::: Data section :::

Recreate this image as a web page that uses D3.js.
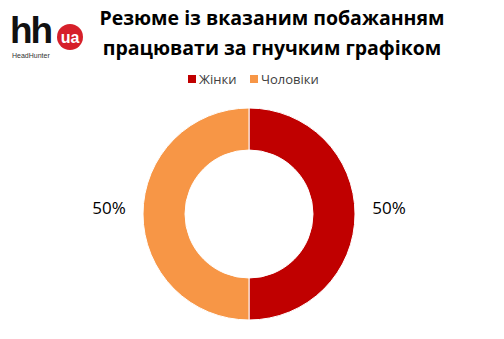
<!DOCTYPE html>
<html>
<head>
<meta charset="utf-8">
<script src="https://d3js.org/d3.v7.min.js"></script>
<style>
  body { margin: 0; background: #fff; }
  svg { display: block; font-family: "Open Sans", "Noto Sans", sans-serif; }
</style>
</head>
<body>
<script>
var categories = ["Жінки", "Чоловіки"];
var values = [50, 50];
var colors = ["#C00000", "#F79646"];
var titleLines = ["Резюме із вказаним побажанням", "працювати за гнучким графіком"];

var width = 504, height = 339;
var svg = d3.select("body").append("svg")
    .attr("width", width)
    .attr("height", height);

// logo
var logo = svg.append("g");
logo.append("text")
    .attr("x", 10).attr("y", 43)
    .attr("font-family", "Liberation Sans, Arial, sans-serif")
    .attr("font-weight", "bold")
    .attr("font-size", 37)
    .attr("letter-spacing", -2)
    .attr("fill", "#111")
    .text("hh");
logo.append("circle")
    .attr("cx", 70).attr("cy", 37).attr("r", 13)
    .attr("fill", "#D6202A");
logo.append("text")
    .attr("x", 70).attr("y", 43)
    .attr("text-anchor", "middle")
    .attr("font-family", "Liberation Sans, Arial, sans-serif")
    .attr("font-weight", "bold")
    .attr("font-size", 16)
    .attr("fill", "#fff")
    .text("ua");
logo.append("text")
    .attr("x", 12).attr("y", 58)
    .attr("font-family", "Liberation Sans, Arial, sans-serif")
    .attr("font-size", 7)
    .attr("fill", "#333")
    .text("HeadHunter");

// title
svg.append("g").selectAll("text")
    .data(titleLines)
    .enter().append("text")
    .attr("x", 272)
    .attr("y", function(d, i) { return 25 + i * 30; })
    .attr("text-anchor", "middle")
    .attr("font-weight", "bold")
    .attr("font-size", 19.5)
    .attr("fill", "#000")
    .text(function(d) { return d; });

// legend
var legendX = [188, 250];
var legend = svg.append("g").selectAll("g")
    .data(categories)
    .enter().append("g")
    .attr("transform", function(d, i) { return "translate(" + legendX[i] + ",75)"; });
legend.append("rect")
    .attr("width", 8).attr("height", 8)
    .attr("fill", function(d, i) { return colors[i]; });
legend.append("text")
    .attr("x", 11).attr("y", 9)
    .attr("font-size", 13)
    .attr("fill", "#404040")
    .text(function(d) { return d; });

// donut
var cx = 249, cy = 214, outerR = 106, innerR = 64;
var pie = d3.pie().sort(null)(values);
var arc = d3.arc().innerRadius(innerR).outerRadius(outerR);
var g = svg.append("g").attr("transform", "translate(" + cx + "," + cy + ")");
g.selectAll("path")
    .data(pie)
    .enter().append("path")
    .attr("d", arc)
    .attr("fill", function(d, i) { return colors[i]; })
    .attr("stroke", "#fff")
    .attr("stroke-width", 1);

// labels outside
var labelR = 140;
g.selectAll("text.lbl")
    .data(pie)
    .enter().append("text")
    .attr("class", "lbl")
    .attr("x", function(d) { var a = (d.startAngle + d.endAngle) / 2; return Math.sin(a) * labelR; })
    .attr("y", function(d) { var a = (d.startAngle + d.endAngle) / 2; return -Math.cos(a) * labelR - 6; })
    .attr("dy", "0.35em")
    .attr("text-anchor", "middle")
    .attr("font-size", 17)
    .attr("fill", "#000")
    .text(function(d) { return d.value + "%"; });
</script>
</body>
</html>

:::

Exercise details >>
Output a faithful copy of the data, with each picture left out.

Result >>
Recreate this image as a web page that uses D3.js.
<!DOCTYPE html>
<html>
<head>
<meta charset="utf-8">
<script src="https://d3js.org/d3.v7.min.js"></script>
<style>
  body { margin: 0; background: #fff; }
  svg { display: block; font-family: "Open Sans", "Noto Sans", sans-serif; }
</style>
</head>
<body>
<script>
var categories = ["Жінки", "Чоловіки"];
var values = [50, 50];
var colors = ["#C00000", "#F79646"];
var titleLines = ["Резюме із вказаним побажанням", "працювати за гнучким графіком"];

var width = 504, height = 339;
var svg = d3.select("body").append("svg")
    .attr("width", width)
    .attr("height", height);

// logo
var logo = svg.append("g");
logo.append("text")
    .attr("x", 10).attr("y", 43)
    .attr("font-family", "Liberation Sans, Arial, sans-serif")
    .attr("font-weight", "bold")
    .attr("font-size", 37)
    .attr("letter-spacing", -2)
    .attr("fill", "#111")
    .text("hh");
logo.append("circle")
    .attr("cx", 70).attr("cy", 37).attr("r", 13)
    .attr("fill", "#D6202A");
logo.append("text")
    .attr("x", 70).attr("y", 43)
    .attr("text-anchor", "middle")
    .attr("font-family", "Liberation Sans, Arial, sans-serif")
    .attr("font-weight", "bold")
    .attr("font-size", 16)
    .attr("fill", "#fff")
    .text("ua");
logo.append("text")
    .attr("x", 12).attr("y", 58)
    .attr("font-family", "Liberation Sans, Arial, sans-serif")
    .attr("font-size", 7)
    .attr("fill", "#333")
    .text("HeadHunter");

// title
svg.append("g").selectAll("text")
    .data(titleLines)
    .enter().append("text")
    .attr("x", 272)
    .attr("y", function(d, i) { return 25 + i * 30; })
    .attr("text-anchor", "middle")
    .attr("font-weight", "bold")
    .attr("font-size", 19.5)
    .attr("fill", "#000")
    .text(function(d) { return d; });

// legend
var legendX = [188, 250];
var legend = svg.append("g").selectAll("g")
    .data(categories)
    .enter().append("g")
    .attr("transform", function(d, i) { return "translate(" + legendX[i] + ",75)"; });
legend.append("rect")
    .attr("width", 8).attr("height", 8)
    .attr("fill", function(d, i) { return colors[i]; });
legend.append("text")
    .attr("x", 11).attr("y", 9)
    .attr("font-size", 13)
    .attr("fill", "#404040")
    .text(function(d) { return d; });

// donut
var cx = 249, cy = 214, outerR = 106, innerR = 64;
var pie = d3.pie().sort(null)(values);
var arc = d3.arc().innerRadius(innerR).outerRadius(outerR);
var g = svg.append("g").attr("transform", "translate(" + cx + "," + cy + ")");
g.selectAll("path")
    .data(pie)
    .enter().append("path")
    .attr("d", arc)
    .attr("fill", function(d, i) { return colors[i]; })
    .attr("stroke", "#fff")
    .attr("stroke-width", 1);

// labels outside
var labelR = 140;
g.selectAll("text.lbl")
    .data(pie)
    .enter().append("text")
    .attr("class", "lbl")
    .attr("x", function(d) { var a = (d.startAngle + d.endAngle) / 2; return Math.sin(a) * labelR; })
    .attr("y", function(d) { var a = (d.startAngle + d.endAngle) / 2; return -Math.cos(a) * labelR - 6; })
    .attr("dy", "0.35em")
    .attr("text-anchor", "middle")
    .attr("font-size", 17)
    .attr("fill", "#000")
    .text(function(d) { return d.value + "%"; });
</script>
</body>
</html>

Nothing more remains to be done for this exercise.